- _What the task asks_:
From the first line of the listing below to the line with "energy = np.arange(2900, 3401) / 2000.0", print each line exactly, and nothing more. Leave out the pictures.

- _Data section_:
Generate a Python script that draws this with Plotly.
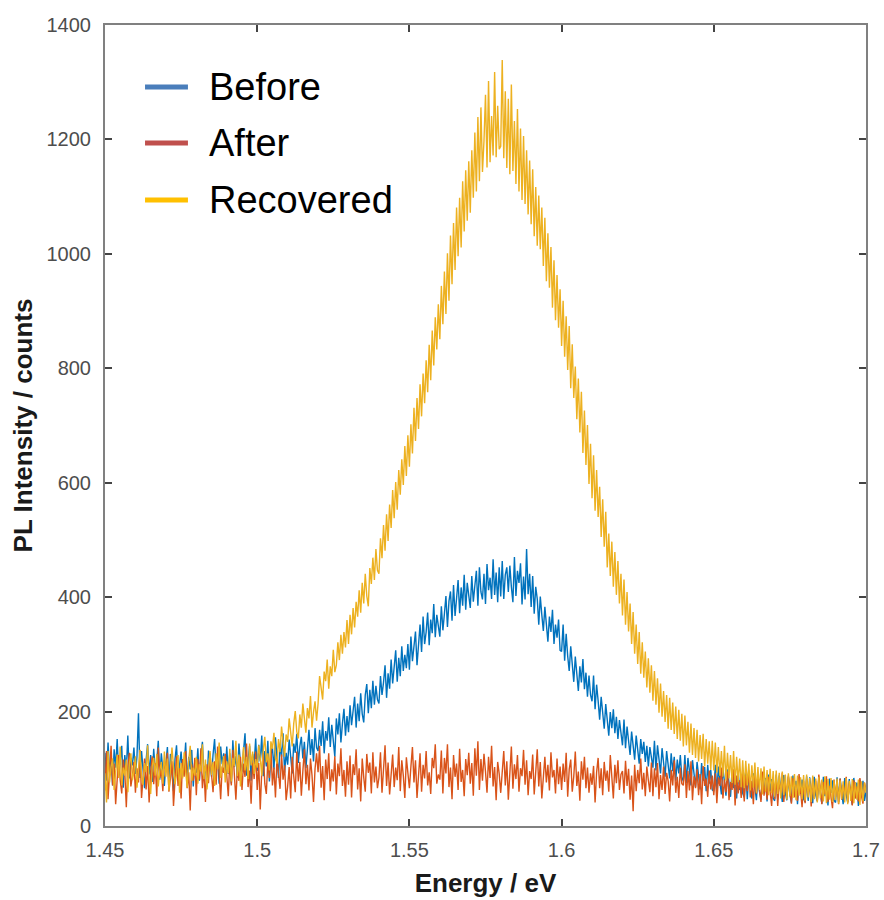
import numpy as np
import plotly.graph_objects as go

# Photon energy grid: 1.4500 ... 1.7000 eV in 0.5 meV steps (501 points)
energy = np.arange(2900, 3401) / 2000.0

# PL counts, one row per 10 meV (20 samples), last value at 1.700 eV
before = [
    128, 79, 146, 95, 118, 71, 134, 102, 152, 88, 113, 140, 67, 124, 97, 158, 83, 119, 106, 137,
    91, 121, 197, 84, 131, 102, 66, 115, 143, 90, 124, 77, 135, 98, 112, 149, 81, 127, 94, 70,
    109, 138, 72, 126, 95, 61, 117, 141, 83, 112, 130, 88, 104, 146, 75, 121, 99, 133, 69, 115,
    93, 136, 79, 121, 147, 88, 105, 69, 132, 114, 86, 125, 152, 97, 118, 74, 139, 108, 127, 90,
    139, 91, 127, 74, 150, 103, 122, 85, 144, 109, 95, 131, 162, 88, 119, 140, 79, 126, 108, 153,
    96, 142, 113, 158, 87, 131, 104, 149, 78, 125, 137, 99, 155, 116, 84, 143, 121, 162, 93, 128,
    107, 151, 119, 92, 144, 128, 161, 110, 139, 156, 118, 147, 101, 135, 168, 124, 152, 113, 171, 137,
    131, 168, 140, 183, 127, 166, 149, 190, 138, 177, 152, 121, 188, 160, 197, 146, 179, 205, 158, 192,
    164, 211, 176, 203, 226, 172, 214, 183, 232, 196, 181, 229, 248, 197, 238, 206, 254, 212, 245, 221,
    214, 262, 229, 251, 281, 224, 267, 240, 291, 249, 278, 307, 252, 294, 262, 314, 271, 299, 276, 318,
    273, 331, 288, 312, 340, 281, 326, 352, 304, 366, 318, 339, 373, 316, 361, 337, 388, 330, 369, 351,
    331, 384, 342, 371, 402, 348, 393, 410, 359, 421, 367, 398, 430, 372, 417, 385, 439, 378, 425, 403,
    381, 437, 392, 420, 446, 385, 452, 409, 396, 441, 388, 458, 412, 434, 397, 466, 404, 443, 391, 452,
    401, 463, 397, 439, 452, 409, 455, 418, 391, 470, 402, 446, 425, 459, 387, 436, 396, 484, 405, 441,
    383, 437, 371, 418, 397, 352, 401, 369, 341, 383, 357, 322, 366, 339, 378, 318, 352, 329, 361, 307,
    305, 352, 289, 336, 297, 271, 314, 283, 252, 296, 268, 236, 279, 251, 292, 239, 268, 226, 263, 229,
    218, 263, 204, 247, 219, 186, 226, 198, 170, 213, 187, 158, 199, 171, 204, 162, 191, 152, 185, 158,
    141, 186, 136, 174, 149, 124, 165, 139, 116, 158, 131, 109, 152, 126, 147, 112, 140, 104, 138, 118,
    102, 149, 97, 141, 118, 92, 136, 107, 86, 131, 101, 83, 127, 96, 121, 79, 116, 92, 124, 85,
    78, 124, 75, 119, 96, 71, 115, 88, 68, 112, 84, 64, 110, 79, 103, 61, 107, 74, 98, 63,
    61, 107, 58, 104, 77, 55, 101, 72, 53, 99, 69, 51, 97, 66, 92, 48, 95, 63, 88, 57,
    50, 97, 47, 94, 68, 48, 92, 63, 45, 91, 60, 46, 89, 57, 84, 43, 90, 61, 82, 49,
    44, 90, 46, 88, 64, 42, 89, 58, 45, 86, 55, 41, 88, 60, 79, 38, 85, 56, 81, 47,
    42, 87, 44, 85, 62, 40, 86, 54, 43, 84, 57, 39, 86, 52, 78, 36, 83, 58, 80, 45,
    41, 85, 42, 83, 59, 38, 84, 55, 41, 82, 53, 37, 84, 56, 76, 35, 81, 52, 79, 44,
    60,
]

after = [
    62, 131, 47, 98, 140, 71, 109, 38, 92, 124, 80, 57, 116, 94, 33, 103, 128, 69, 88, 112,
    58, 101, 76, 133, 49, 87, 118, 64, 105, 41, 95, 122, 73, 110, 52, 137, 84, 99, 61, 115,
    96, 128, 60, 84, 113, 35, 90, 122, 70, 101, 48, 117, 86, 131, 66, 94, 27, 108, 79, 119,
    54, 117, 81, 136, 66, 99, 42, 108, 75, 127, 90, 59, 113, 72, 139, 85, 47, 104, 93, 126,
    88, 52, 114, 71, 133, 93, 46, 102, 79, 121, 63, 109, 86, 144, 68, 97, 39, 111, 82, 130,
    63, 110, 29, 97, 128, 74, 56, 115, 84, 137, 71, 102, 50, 119, 92, 65, 125, 81, 106, 45,
    69, 103, 48, 121, 87, 59, 130, 78, 112, 53, 96, 134, 73, 107, 62, 118, 89, 42, 100, 127,
    94, 140, 67, 105, 45, 116, 82, 127, 61, 99, 78, 122, 55, 109, 87, 136, 70, 98, 51, 113,
    72, 123, 50, 108, 89, 134, 64, 101, 43, 118, 85, 60, 126, 93, 111, 57, 129, 76, 104, 66,
    85, 129, 58, 97, 141, 70, 111, 55, 93, 125, 68, 102, 80, 138, 61, 115, 88, 49, 120, 96,
    66, 104, 138, 76, 115, 49, 98, 127, 60, 107, 83, 131, 71, 94, 56, 119, 101, 143, 74, 90,
    81, 132, 57, 119, 92, 143, 68, 102, 47, 124, 86, 109, 63, 135, 77, 98, 52, 117, 89, 128,
    74, 110, 53, 136, 88, 148, 63, 117, 79, 126, 95, 58, 121, 84, 140, 69, 103, 45, 112, 91,
    58, 104, 131, 71, 113, 46, 97, 139, 65, 108, 82, 124, 60, 101, 87, 133, 72, 115, 54, 96,
    82, 125, 55, 100, 134, 69, 112, 48, 92, 121, 76, 107, 62, 129, 85, 98, 57, 118, 73, 104,
    63, 109, 77, 128, 51, 99, 116, 60, 87, 130, 70, 95, 44, 113, 81, 121, 66, 102, 58, 92,
    72, 105, 41, 94, 119, 66, 101, 54, 112, 79, 97, 60, 124, 83, 48, 107, 75, 115, 63, 90,
    96, 57, 114, 70, 100, 46, 88, 26, 107, 61, 98, 75, 118, 64, 93, 52, 104, 80, 59, 111,
    52, 101, 68, 110, 47, 89, 63, 104, 56, 93, 79, 43, 98, 71, 115, 58, 86, 49, 102, 74,
    71, 108, 49, 96, 62, 113, 45, 87, 66, 99, 54, 91, 38, 105, 70, 83, 51, 97, 64, 88,
    54, 92, 40, 85, 70, 102, 48, 81, 59, 95, 45, 77, 63, 99, 36, 88, 57, 80, 49, 93,
    43, 88, 61, 97, 50, 79, 38, 90, 56, 84, 67, 42, 95, 53, 78, 46, 86, 60, 35, 82,
    47, 86, 35, 80, 58, 93, 42, 76, 53, 88, 61, 39, 84, 50, 72, 44, 91, 56, 33, 79,
    40, 82, 57, 73, 34, 85, 49, 79, 44, 90, 62, 38, 77, 55, 87, 42, 70, 51, 31, 81,
    51, 77, 38, 83, 46, 72, 55, 86, 41, 74, 60, 36, 80, 48, 69, 43, 84, 53, 39, 76,
    62,
]

recovered = [
    92, 41, 131, 76, 104, 118, 63, 97, 125, 84, 139, 71, 102, 88, 116, 59, 108, 127, 80, 95,
    122, 67, 101, 133, 85, 72, 110, 94, 141, 78, 56, 104, 119, 88, 126, 69, 97, 112, 74, 130,
    86, 118, 62, 99, 137, 105, 73, 91, 124, 58, 110, 83, 129, 96, 67, 115, 140, 79, 102, 88,
    121, 74, 108, 95, 143, 82, 116, 64, 103, 131, 89, 112, 70, 127, 99, 146, 84, 107, 122, 76,
    113, 92, 135, 78, 119, 104, 149, 87, 125, 69, 110, 138, 97, 121, 82, 144, 106, 130, 91, 117,
    102, 141, 119, 88, 133, 156, 111, 127, 97, 148, 135, 163, 118, 109, 152, 129, 174, 140, 121, 160,
    147, 188, 162, 139, 179, 201, 165, 153, 195, 172, 214, 181, 163, 206, 188, 227, 172, 199, 218, 184,
    214, 262, 238, 221, 270, 253, 291, 240, 279, 262, 308, 269, 281, 321, 290, 334, 301, 339, 312, 360,
    318, 369, 335, 381, 347, 392, 366, 412, 373, 425, 389, 441, 402, 384, 451, 423, 469, 430, 484, 447,
    441, 503, 468, 526, 481, 545, 498, 562, 521, 587, 538, 601, 553, 622, 579, 641, 596, 664, 612, 683,
    628, 702, 651, 731, 673, 748, 694, 772, 716, 791, 739, 814, 758, 841, 779, 866, 805, 889, 833, 912,
    851, 944, 877, 969, 895, 1001, 918, 1032, 947, 1054, 972, 1081, 996, 1098, 1011, 1127, 1039, 1146, 1058, 1162,
    1072, 1181, 1098, 1212, 1109, 1239, 1127, 1256, 1143, 1197, 1278, 1151, 1302, 1160, 1241, 1172, 1318, 1169, 1259, 1183,
    1188, 1339, 1167, 1284, 1150, 1271, 1139, 1296, 1145, 1232, 1122, 1253, 1109, 1219, 1094, 1206, 1087, 1181, 1069, 1163,
    1052, 1148, 1031, 1117, 1014, 1102, 1008, 1081, 979, 1063, 952, 1036, 941, 1012, 906, 989, 884, 963, 871, 938,
    839, 918, 820, 891, 797, 874, 765, 842, 748, 803, 711, 782, 688, 759, 652, 726, 631, 701, 598, 668,
    573, 648, 551, 622, 540, 593, 505, 571, 488, 549, 452, 511, 437, 497, 418, 479, 404, 463, 389, 441,
    368, 431, 352, 409, 340, 389, 318, 374, 301, 352, 283, 339, 266, 321, 259, 305, 242, 293, 233, 281,
    219, 271, 212, 258, 198, 249, 191, 236, 182, 229, 170, 224, 168, 216, 161, 209, 152, 203, 149, 196,
    139, 193, 141, 182, 128, 179, 124, 171, 119, 168, 113, 159, 117, 161, 104, 152, 109, 148, 98, 149,
    97, 146, 93, 138, 88, 131, 86, 140, 79, 128, 83, 124, 75, 131, 72, 121, 76, 118, 68, 115,
    66, 114, 71, 109, 62, 106, 67, 111, 58, 103, 63, 101, 55, 104, 60, 98, 54, 100, 57, 96,
    51, 97, 56, 93, 48, 95, 54, 90, 46, 92, 52, 87, 49, 91, 45, 88, 53, 85, 47, 89,
    44, 90, 50, 84, 42, 88, 47, 83, 41, 86, 48, 81, 43, 87, 40, 82, 46, 84, 42, 80,
    45, 83, 39, 80, 47, 78, 41, 84, 38, 79, 44, 82, 40, 77, 46, 81, 37, 78, 43, 76,
    58,
]

series_names = ["Before", "After", "Recovered"]
series_values = [before, after, recovered]
line_colors = ["#0072BD", "#D95319", "#EDB120"]
legend_colors = ["#4A7EBB", "#C0504D", "#FFC000"]

x_ticks = [1.45, 1.5, 1.55, 1.6, 1.65, 1.7]
x_tick_text = ["1.45", "1.5", "1.55", "1.6", "1.65", "1.7"]
y_ticks = [0, 200, 400, 600, 800, 1000, 1200, 1400]

for name, vals in zip(series_names, series_values):
    if len(vals) != len(energy):
        raise ValueError(f"{name}: {len(vals)} values for {len(energy)} energies")

FONT = "Liberation Sans, Arial, Helvetica, sans-serif"

fig = go.Figure()
for name, vals, col in zip(series_names, series_values, line_colors):
    fig.add_trace(go.Scatter(
        x=energy, y=vals, mode="lines", name=name,
        line=dict(color=col, width=1.4), showlegend=False,
    ))

# Legend: thick colour bar + large label per series, upper-left of the axes
leg_y = [0.9226, 0.8527, 0.7815]
for name, col, yy in zip(series_names, legend_colors, leg_y):
    fig.add_shape(type="line", xref="paper", yref="paper",
                  x0=0.0526, x1=0.109, y0=yy, y1=yy,
                  line=dict(color=col, width=5))
    fig.add_annotation(x=0.134, y=yy, xref="paper", yref="paper",
                       text=name, showarrow=False, xanchor="left",
                       yanchor="middle",
                       font=dict(family=FONT, size=38, color="#000000"))

axis_common = dict(
    showline=True, linecolor="#808080", linewidth=2, mirror="ticks",
    ticks="inside", ticklen=7, tickwidth=1.5, tickcolor="#444444",
    showgrid=False, zeroline=False, automargin=False,
    tickfont=dict(family=FONT, size=20, color="#4d4d4d"),
    title_font=dict(family=FONT, size=26, color="#1a1a1a", weight="bold"),
)

fig.update_xaxes(range=[1.45, 1.70], tickvals=x_ticks, ticktext=x_tick_text,
                 ticklabelstandoff=5,
                 title_text="Energy / eV", title_standoff=14, **axis_common)
fig.update_yaxes(range=[0, 1400], tickvals=y_ticks, ticklabelstandoff=8,
                 title_text="PL Intensity / counts", title_standoff=6,
                 **axis_common)

fig.update_layout(
    width=884, height=900,
    margin=dict(l=105, r=18, t=25, b=74),
    paper_bgcolor="white", plot_bgcolor="white",
    font=dict(family=FONT),
)

fig.write_html("out.html")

- _Response for this exercise_:
Generate a Python script that draws this with Plotly.
import numpy as np
import plotly.graph_objects as go

# Photon energy grid: 1.4500 ... 1.7000 eV in 0.5 meV steps (501 points)
energy = np.arange(2900, 3401) / 2000.0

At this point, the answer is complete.